Job = Quote the whole listing word for word, please.

---------- Supplied material ----------

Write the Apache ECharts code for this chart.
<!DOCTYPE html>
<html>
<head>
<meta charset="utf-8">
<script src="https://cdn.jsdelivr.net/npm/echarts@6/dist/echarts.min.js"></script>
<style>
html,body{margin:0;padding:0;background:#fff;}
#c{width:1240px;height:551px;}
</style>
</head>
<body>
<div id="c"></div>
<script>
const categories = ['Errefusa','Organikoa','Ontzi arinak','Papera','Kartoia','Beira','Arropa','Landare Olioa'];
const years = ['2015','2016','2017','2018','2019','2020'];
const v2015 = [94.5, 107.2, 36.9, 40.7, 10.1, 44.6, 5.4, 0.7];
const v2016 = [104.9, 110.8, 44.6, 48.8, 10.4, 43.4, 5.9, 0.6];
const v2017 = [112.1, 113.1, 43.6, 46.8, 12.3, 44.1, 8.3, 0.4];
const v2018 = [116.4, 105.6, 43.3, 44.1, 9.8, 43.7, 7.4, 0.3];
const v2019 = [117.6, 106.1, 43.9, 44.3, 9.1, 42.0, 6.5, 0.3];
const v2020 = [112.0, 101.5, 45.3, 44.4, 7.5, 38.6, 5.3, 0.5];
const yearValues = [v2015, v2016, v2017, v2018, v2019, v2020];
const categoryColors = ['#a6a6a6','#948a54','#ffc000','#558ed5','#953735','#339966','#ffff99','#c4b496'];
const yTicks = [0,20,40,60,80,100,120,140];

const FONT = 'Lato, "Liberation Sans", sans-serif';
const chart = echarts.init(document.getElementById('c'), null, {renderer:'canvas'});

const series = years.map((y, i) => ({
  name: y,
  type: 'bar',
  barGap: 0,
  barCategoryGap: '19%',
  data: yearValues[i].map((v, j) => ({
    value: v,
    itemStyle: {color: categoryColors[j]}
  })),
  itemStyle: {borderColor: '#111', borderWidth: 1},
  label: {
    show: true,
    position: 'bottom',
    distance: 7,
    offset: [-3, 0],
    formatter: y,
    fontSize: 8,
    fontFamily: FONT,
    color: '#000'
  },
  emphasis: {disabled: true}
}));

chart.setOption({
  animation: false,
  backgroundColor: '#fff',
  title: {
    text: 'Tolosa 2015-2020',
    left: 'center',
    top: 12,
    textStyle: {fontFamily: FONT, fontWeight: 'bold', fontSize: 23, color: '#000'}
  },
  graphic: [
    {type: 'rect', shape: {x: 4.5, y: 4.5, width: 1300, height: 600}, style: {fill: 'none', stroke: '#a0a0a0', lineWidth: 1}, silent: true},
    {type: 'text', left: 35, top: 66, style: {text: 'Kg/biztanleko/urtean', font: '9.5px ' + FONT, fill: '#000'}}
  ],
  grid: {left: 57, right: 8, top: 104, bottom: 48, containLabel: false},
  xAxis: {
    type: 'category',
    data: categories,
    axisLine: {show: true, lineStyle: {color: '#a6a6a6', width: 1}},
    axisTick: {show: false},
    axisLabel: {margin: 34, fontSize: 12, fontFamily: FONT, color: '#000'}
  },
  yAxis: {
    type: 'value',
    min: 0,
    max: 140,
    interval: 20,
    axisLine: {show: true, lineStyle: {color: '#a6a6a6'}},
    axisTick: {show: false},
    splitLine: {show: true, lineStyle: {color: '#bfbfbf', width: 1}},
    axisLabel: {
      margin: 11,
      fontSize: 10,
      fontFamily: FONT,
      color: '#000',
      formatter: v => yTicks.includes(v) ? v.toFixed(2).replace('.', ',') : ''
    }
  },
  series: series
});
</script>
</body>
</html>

----------

Solution for this exercise =
Write the Apache ECharts code for this chart.
<!DOCTYPE html>
<html>
<head>
<meta charset="utf-8">
<script src="https://cdn.jsdelivr.net/npm/echarts@6/dist/echarts.min.js"></script>
<style>
html,body{margin:0;padding:0;background:#fff;}
#c{width:1240px;height:551px;}
</style>
</head>
<body>
<div id="c"></div>
<script>
const categories = ['Errefusa','Organikoa','Ontzi arinak','Papera','Kartoia','Beira','Arropa','Landare Olioa'];
const years = ['2015','2016','2017','2018','2019','2020'];
const v2015 = [94.5, 107.2, 36.9, 40.7, 10.1, 44.6, 5.4, 0.7];
const v2016 = [104.9, 110.8, 44.6, 48.8, 10.4, 43.4, 5.9, 0.6];
const v2017 = [112.1, 113.1, 43.6, 46.8, 12.3, 44.1, 8.3, 0.4];
const v2018 = [116.4, 105.6, 43.3, 44.1, 9.8, 43.7, 7.4, 0.3];
const v2019 = [117.6, 106.1, 43.9, 44.3, 9.1, 42.0, 6.5, 0.3];
const v2020 = [112.0, 101.5, 45.3, 44.4, 7.5, 38.6, 5.3, 0.5];
const yearValues = [v2015, v2016, v2017, v2018, v2019, v2020];
const categoryColors = ['#a6a6a6','#948a54','#ffc000','#558ed5','#953735','#339966','#ffff99','#c4b496'];
const yTicks = [0,20,40,60,80,100,120,140];

const FONT = 'Lato, "Liberation Sans", sans-serif';
const chart = echarts.init(document.getElementById('c'), null, {renderer:'canvas'});

const series = years.map((y, i) => ({
  name: y,
  type: 'bar',
  barGap: 0,
  barCategoryGap: '19%',
  data: yearValues[i].map((v, j) => ({
    value: v,
    itemStyle: {color: categoryColors[j]}
  })),
  itemStyle: {borderColor: '#111', borderWidth: 1},
  label: {
    show: true,
    position: 'bottom',
    distance: 7,
    offset: [-3, 0],
    formatter: y,
    fontSize: 8,
    fontFamily: FONT,
    color: '#000'
  },
  emphasis: {disabled: true}
}));

chart.setOption({
  animation: false,
  backgroundColor: '#fff',
  title: {
    text: 'Tolosa 2015-2020',
    left: 'center',
    top: 12,
    textStyle: {fontFamily: FONT, fontWeight: 'bold', fontSize: 23, color: '#000'}
  },
  graphic: [
    {type: 'rect', shape: {x: 4.5, y: 4.5, width: 1300, height: 600}, style: {fill: 'none', stroke: '#a0a0a0', lineWidth: 1}, silent: true},
    {type: 'text', left: 35, top: 66, style: {text: 'Kg/biztanleko/urtean', font: '9.5px ' + FONT, fill: '#000'}}
  ],
  grid: {left: 57, right: 8, top: 104, bottom: 48, containLabel: false},
  xAxis: {
    type: 'category',
    data: categories,
    axisLine: {show: true, lineStyle: {color: '#a6a6a6', width: 1}},
    axisTick: {show: false},
    axisLabel: {margin: 34, fontSize: 12, fontFamily: FONT, color: '#000'}
  },
  yAxis: {
    type: 'value',
    min: 0,
    max: 140,
    interval: 20,
    axisLine: {show: true, lineStyle: {color: '#a6a6a6'}},
    axisTick: {show: false},
    splitLine: {show: true, lineStyle: {color: '#bfbfbf', width: 1}},
    axisLabel: {
      margin: 11,
      fontSize: 10,
      fontFamily: FONT,
      color: '#000',
      formatter: v => yTicks.includes(v) ? v.toFixed(2).replace('.', ',') : ''
    }
  },
  series: series
});
</script>
</body>
</html>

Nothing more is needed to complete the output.